The OCC and OTS noted that modifications which reduce payments have lower delinquency rates over time. The regulators' report showed that although delinquencies on modified loans increased each month following modification, delinquency rates were considerably lower for mortgages in which monthly payments were reduced. Six months after modification, only 24 percent of the mortgages that had monthly payments reduced by 20 percent or more were 60 or more days past due, compared with 54 percent of mortgages with monthly payments left unchanged, and 50 percent with higher monthly payments.
The regulators found that seriously delinquent mortgages also rose during the first quarter. Mortgages 60 or more days past due or involving delinquent bankrupt borrowers increased as economic pressures continued to take their toll on homeowners. Prime mortgages, which represented two-thirds of all mortgages in the portfolio, had the highest percentage increase in serious delinquencies, climbing by more than 20 percent from the prior quarter to 2.9 percent of all prime mortgages.

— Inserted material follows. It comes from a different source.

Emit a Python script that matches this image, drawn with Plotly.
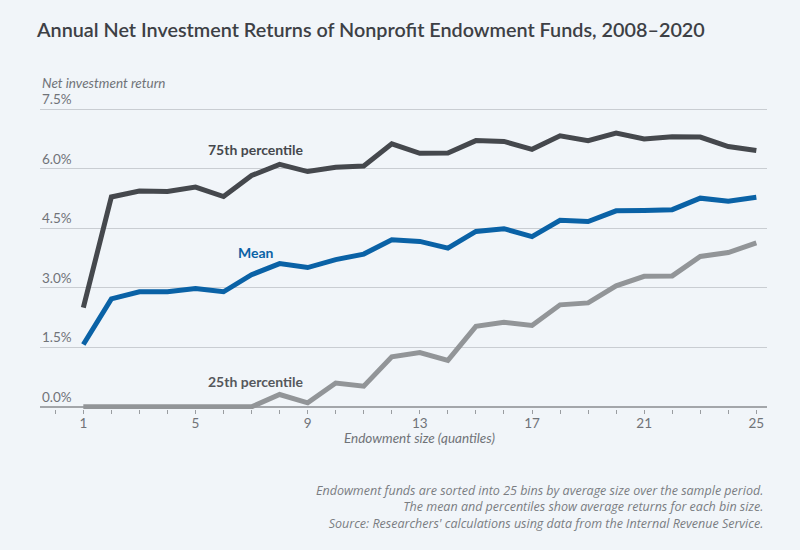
import plotly.graph_objects as go

bins = list(range(1, 26))
p75 = [2.50, 5.29, 5.44, 5.43, 5.54, 5.30, 5.83, 6.11, 5.93, 6.04, 6.07, 6.63, 6.39,
       6.40, 6.71, 6.69, 6.49, 6.83, 6.71, 6.90, 6.75, 6.81, 6.80, 6.56, 6.46]
mean = [1.57, 2.72, 2.90, 2.90, 2.98, 2.90, 3.33, 3.61, 3.51, 3.71, 3.85, 4.21, 4.17,
        4.00, 4.42, 4.49, 4.29, 4.70, 4.67, 4.94, 4.95, 4.97, 5.26, 5.18, 5.28]
p25 = [0.0, 0.0, 0.0, 0.0, 0.0, 0.0, 0.0, 0.31, 0.10, 0.60, 0.52, 1.26, 1.37,
       1.17, 2.03, 2.13, 2.05, 2.57, 2.62, 3.05, 3.29, 3.30, 3.79, 3.89, 4.13]

y_ticks = [0.0, 1.5, 3.0, 4.5, 6.0, 7.5]
y_tick_labels = ["0.0%", "1.5%", "3.0%", "4.5%", "6.0%", "7.5%"]
x_ticks = [1, 5, 9, 13, 17, 21, 25]

series_labels = [("75th percentile", 7.14, 6.49, "#45484d"),
                 ("Mean", 7.15, 3.89, "#0a62a6"),
                 ("25th percentile", 7.14, 0.64, "#55585c")]

BG = "#f1f5f9"
DARK = "#45484d"
BLUE = "#0a62a6"
LIGHT = "#929598"
TXT = "#707378"
FONT = "Source Sans Pro, Lato"

fig = go.Figure()
fig.add_trace(go.Scatter(x=bins, y=p25, mode="lines", line=dict(color=LIGHT, width=5),
                         hoverinfo="skip"))
fig.add_trace(go.Scatter(x=bins, y=mean, mode="lines", line=dict(color=BLUE, width=5),
                         hoverinfo="skip"))
fig.add_trace(go.Scatter(x=bins, y=p75, mode="lines", line=dict(color=DARK, width=5),
                         hoverinfo="skip"))

annotations = []
for v, lab in zip(y_ticks, y_tick_labels):
    annotations.append(dict(xref="paper", yref="y", x=0, y=v, text=lab, showarrow=False,
                            xanchor="left", yanchor="middle", yshift=10,
                            font=dict(family=FONT, size=13.5, color=TXT)))
annotations.append(dict(xref="paper", yref="paper", x=0, y=1, text="<i>Net investment return</i>",
                        showarrow=False, xanchor="left", yanchor="middle", yshift=17,
                        font=dict(family=FONT, size=13.5, color=TXT)))
for text, xv, yv, col in series_labels:
    annotations.append(dict(xref="x", yref="y", x=xv, y=yv, text="<b>" + text + "</b>",
                            showarrow=False, xanchor="center", yanchor="middle",
                            font=dict(family=FONT, size=14, color=col)))
annotations.append(dict(xref="x", yref="paper", x=13, y=0, yshift=-29,
                        text="<i>Endowment size (quantiles)</i>", showarrow=False,
                        xanchor="center", yanchor="middle",
                        font=dict(family=FONT, size=13.5, color=TXT)))
footnote = ("Endowment funds are sorted into 25 bins by average size over the sample period.<br>"
            "The mean and percentiles show average returns for each bin size.<br>"
            "Source: Researchers' calculations using data from the Internal Revenue Service.")
annotations.append(dict(xref="paper", yref="paper", x=1, y=0, text="<i>" + footnote + "</i>",
                        showarrow=False, xanchor="right", yanchor="top", align="right",
                        yshift=-71, xshift=-2,
                        font=dict(family="Open Sans", size=12.5, color="#7a7d82")))

fig.update_layout(
    width=800, height=550,
    paper_bgcolor=BG, plot_bgcolor=BG,
    margin=dict(l=40, r=33, t=100, b=140.5),
    showlegend=False,
    hovermode=False,
    title=dict(text="Annual Net Investment Returns of Nonprofit Endowment Funds, 2008\u20132020",
               x=37 / 800, xanchor="left", y=1 - 30 / 550, yanchor="middle",
               font=dict(family=FONT, size=19.8, color="#3d4045", weight=600)),
    annotations=annotations,
)
fig.update_xaxes(range=[-0.545, 25.38], tickvals=x_ticks, ticks="outside", ticklen=4,
                 tickcolor="#9a9da1", showgrid=False, zeroline=False, showline=False,
                 ticklabelstandoff=-2,
                 tickfont=dict(family=FONT, size=13.5, color=TXT),
                 minor=dict(ticks="outside", dtick=1, tick0=1, ticklen=4, tickcolor="#9a9da1"))
fig.update_yaxes(range=[-0.055, 7.734], tickvals=y_ticks[1:], showticklabels=False,
                 showgrid=True, gridcolor="#c9cdd2", gridwidth=1,
                 zeroline=True, zerolinecolor="#a3a6aa", zerolinewidth=1.5)

fig.write_html("out.html", config={"displayModeBar": False},
               post_script="document.body.style.margin='0';")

Foreclosures in process increased as well as moratoriums expired, totaling 844,389 during Q1, or about 2.5 percent of all serviced loans. This increase represented a 22 percent jump from the previous quarter and a 73 percent rise from the first quarter of 2008.
With servicers obvious push to provide substantive assistance to struggling homeowners, the regulators' report showed that servicers most often change multiple terms when modifying mortgages to achieve sustainable modifications. Capitalization of delinquent interest, fees, and advances, combined with interest rate reductions and extended maturities, were th predominant combinations during the first quarter. Interest rate and payment freezes, principal reductions, and principal deferrals were less prevalent.
Data also showed a continuing emphasis on preventing avoidable foreclosures to keep families in homes and mitigate losses, as servicers continued to implement more home retention actions (loan modifications and payment plans) than home forfeiture actions (foreclosures, short sales, and deed-in-lieu-of-foreclosure actions). Prime borrowers received about twice as many home retention actions as home forfeiture actions, while subprime borrowers received more than seven times as many.
Comptroller of the Currency John C. Dugan commented, ""While I’m very concerned about the rise in delinquent mortgages and foreclosure actions, the shift in emphasis by servicers to more sustainable, payment-reducing modifications is a positive step that should show significant benefits in the coming months.""
The OCC-OTS report covers the performance of 34 million loans totaling more than $6 trillion in principal balances from the beginning of 2008 through the end of the first quarter of 2009. The agencies said that the impact of the increase in modifications, particularly those with reduced monthly payments, will become evident in future reports, adding that the Q1 data does not reflect modifications made under the administration’s Making Home Affordable program, which was announced in March and began after the reporting period.